Mixed to shaggy dough. Not kneaded. Covered and left alone for 12 hours. Dumped onto  lightly floured work surface. Hands floured, bench scrapper floured. Edges pulled and stacked. Shaped into a reasonable blob. Rested for 20 minutes. Baked at high temperature for 25 minutes inside a preheated clay cloche, an upside down chicken roaster. Uncovered and baked an additional 10 minutes to darken and partially dehydrate. 

This bread is outstanding. It is what professional bakers aim for. The yeast partially digests the flour over that extended length of time as it grows. The dough is partially fermented. That makes the baked bread more readily digestible with less simple sugars, as partially fermented foods are, miso and the like. It is better health-wise than commercial bread that breaks down to sugar, as well as more substantial, more flavorful, and more satisfying.  

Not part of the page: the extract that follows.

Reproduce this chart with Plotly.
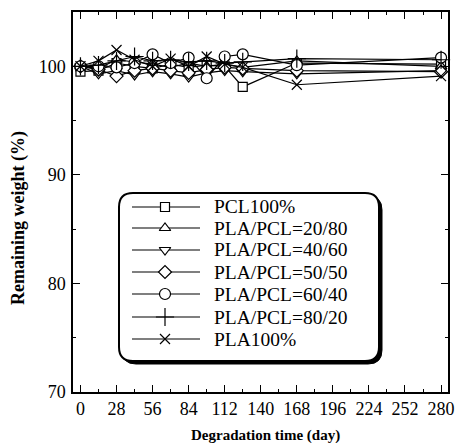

The large bubbles, the nice open crumb is a thing of beauty. So unlike commercial mass produced bread that is whipped up quickly within a few hours, punched down to reduce bubbles to uniformly small size to resemble synthetic sponge.


Relish on one side, my own mustard on the other





I cannot stop eating these sandwiches. Sometimes with tomato, sometimes with cheese. Occasionally with avocado. I eat two or three at a time. I already went through one prepackaged 1/2 pound of smallish mortadella, and one full pound of large deli mortadella and now I am starting my second. I've had Boar's head and Imported from Italy, I suppose, eh, Boar's head is imported too, from Canada, this being the U.S.

2 comments:

  1. You have a mortadella obsession dude!

    Don't you know that is Italian bologna?

    ReplyDelete
  2. Yes, I do know that. Don't you know bologna is named after the Italian city of Bologna? They're the exact same thing except different. Mortadella being 10X better than mass produced American hot dog offal scrap meat crap.